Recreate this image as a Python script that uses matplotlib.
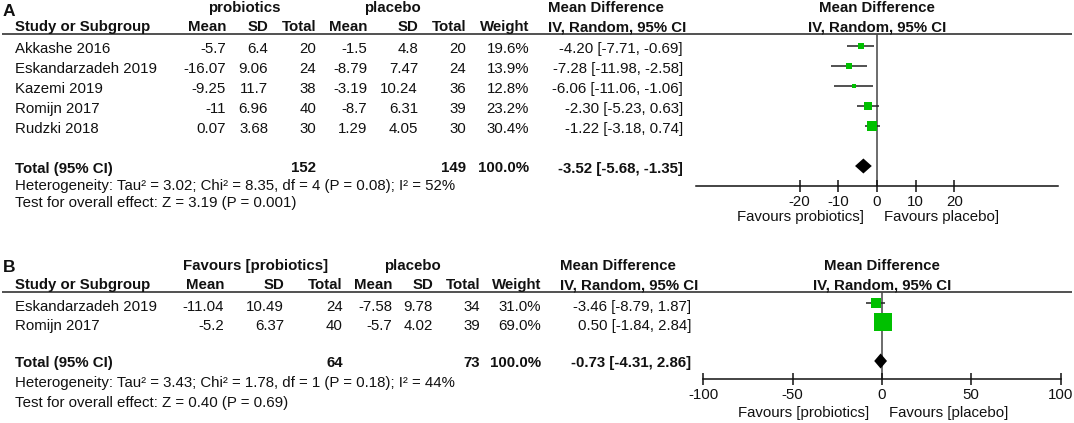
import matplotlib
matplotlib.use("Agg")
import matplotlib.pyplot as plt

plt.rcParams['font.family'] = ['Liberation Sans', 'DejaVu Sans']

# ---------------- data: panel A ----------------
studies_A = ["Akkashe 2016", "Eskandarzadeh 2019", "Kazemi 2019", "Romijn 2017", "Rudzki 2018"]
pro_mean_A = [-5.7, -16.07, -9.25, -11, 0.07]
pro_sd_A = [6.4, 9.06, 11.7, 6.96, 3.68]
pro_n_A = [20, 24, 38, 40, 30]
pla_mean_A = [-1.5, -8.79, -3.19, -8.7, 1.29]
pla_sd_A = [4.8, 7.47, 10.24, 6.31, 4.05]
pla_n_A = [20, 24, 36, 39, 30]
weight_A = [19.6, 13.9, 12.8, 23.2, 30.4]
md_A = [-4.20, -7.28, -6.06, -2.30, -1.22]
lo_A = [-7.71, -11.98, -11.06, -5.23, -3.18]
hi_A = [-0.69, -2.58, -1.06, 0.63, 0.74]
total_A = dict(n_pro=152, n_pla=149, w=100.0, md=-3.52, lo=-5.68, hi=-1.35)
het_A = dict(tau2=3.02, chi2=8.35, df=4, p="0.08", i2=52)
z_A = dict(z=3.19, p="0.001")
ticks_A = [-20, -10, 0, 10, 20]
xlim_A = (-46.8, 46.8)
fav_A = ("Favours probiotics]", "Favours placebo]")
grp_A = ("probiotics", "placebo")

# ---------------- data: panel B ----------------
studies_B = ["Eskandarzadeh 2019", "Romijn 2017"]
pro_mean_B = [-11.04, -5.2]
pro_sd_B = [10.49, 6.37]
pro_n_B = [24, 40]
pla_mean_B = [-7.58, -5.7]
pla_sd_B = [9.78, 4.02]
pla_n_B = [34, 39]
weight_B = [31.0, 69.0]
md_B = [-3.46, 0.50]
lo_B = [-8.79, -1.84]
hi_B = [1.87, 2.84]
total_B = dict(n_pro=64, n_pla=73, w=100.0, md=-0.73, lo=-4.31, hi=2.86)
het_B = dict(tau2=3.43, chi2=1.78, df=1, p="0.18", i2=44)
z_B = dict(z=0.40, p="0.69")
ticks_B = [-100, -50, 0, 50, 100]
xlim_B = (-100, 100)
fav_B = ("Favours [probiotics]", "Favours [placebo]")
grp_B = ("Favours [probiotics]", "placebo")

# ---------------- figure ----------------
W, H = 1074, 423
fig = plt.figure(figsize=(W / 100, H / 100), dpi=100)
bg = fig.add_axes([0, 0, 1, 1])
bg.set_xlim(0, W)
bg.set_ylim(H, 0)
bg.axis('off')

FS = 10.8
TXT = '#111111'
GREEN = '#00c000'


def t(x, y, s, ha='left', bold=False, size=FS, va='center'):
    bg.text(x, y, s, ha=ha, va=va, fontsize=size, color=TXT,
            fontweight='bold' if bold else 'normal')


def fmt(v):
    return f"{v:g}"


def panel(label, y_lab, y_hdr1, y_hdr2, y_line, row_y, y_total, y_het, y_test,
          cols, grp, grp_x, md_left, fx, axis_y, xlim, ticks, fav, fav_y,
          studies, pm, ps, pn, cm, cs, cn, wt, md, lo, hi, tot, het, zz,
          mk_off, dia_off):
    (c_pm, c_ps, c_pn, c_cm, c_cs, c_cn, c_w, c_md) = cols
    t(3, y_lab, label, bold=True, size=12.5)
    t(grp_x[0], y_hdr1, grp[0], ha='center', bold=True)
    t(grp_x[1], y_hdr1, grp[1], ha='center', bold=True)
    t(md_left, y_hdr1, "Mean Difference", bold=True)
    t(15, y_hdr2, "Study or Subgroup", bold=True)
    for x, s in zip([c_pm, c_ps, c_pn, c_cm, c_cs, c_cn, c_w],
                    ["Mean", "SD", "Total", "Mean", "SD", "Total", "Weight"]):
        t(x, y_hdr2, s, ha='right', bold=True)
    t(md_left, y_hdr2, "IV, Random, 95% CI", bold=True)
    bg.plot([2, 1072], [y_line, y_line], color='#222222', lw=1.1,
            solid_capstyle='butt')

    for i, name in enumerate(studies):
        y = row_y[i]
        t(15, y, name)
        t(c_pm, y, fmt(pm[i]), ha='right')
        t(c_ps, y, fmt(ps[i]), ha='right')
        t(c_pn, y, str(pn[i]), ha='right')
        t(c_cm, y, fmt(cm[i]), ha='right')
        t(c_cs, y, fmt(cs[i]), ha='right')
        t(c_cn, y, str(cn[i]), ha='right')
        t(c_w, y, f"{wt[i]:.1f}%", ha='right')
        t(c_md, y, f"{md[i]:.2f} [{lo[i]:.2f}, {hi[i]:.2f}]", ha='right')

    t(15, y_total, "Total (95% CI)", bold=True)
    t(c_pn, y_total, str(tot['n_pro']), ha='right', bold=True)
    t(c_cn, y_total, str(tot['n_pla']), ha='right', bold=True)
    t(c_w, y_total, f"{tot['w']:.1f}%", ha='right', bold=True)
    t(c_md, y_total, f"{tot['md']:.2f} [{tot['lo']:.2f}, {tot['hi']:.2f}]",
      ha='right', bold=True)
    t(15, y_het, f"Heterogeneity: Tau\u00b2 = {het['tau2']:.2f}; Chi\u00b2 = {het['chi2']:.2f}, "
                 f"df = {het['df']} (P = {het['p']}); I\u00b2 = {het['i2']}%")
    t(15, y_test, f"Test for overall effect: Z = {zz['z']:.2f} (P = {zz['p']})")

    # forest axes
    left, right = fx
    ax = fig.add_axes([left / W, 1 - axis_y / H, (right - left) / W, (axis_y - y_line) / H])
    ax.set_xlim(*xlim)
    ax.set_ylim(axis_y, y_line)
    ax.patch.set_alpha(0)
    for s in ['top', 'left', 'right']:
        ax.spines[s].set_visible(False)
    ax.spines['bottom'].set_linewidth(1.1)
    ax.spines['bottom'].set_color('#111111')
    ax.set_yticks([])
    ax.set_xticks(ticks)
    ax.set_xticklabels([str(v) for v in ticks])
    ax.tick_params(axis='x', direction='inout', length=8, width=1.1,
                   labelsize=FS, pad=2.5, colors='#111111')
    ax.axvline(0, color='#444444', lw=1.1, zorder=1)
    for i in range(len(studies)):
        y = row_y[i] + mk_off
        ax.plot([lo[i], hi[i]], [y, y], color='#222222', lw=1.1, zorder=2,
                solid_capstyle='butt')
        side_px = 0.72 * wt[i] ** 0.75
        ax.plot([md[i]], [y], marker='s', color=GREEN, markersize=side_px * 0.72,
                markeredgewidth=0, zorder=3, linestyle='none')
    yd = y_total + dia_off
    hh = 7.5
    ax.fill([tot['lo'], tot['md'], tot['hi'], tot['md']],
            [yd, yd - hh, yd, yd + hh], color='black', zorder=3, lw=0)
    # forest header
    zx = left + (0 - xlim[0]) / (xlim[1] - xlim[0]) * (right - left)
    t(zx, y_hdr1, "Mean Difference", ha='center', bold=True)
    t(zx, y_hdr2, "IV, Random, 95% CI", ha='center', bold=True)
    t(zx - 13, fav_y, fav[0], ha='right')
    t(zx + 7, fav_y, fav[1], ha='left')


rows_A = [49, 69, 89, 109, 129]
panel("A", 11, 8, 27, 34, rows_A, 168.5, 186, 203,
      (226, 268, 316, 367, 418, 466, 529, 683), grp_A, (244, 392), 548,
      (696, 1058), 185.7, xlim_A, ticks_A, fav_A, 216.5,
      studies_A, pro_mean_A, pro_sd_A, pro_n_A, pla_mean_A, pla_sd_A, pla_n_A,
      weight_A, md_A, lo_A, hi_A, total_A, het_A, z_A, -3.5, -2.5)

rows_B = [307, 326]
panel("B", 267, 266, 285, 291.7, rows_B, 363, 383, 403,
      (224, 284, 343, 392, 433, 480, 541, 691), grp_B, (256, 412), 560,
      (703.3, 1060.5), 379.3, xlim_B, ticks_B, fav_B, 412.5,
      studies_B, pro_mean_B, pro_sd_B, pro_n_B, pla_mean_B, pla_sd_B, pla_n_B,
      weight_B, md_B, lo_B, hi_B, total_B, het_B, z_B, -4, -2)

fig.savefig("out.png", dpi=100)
* * *
Your task is to restate word for word the lines from the top of the data to the line containing "plt.rcParams['font.family'] = ['Liberation", both ends included, with every picture left out.

Recreate this image as a Python script that uses matplotlib.
import matplotlib
matplotlib.use("Agg")
import matplotlib.pyplot as plt

plt.rcParams['font.family'] = ['Liberation Sans', 'DejaVu Sans']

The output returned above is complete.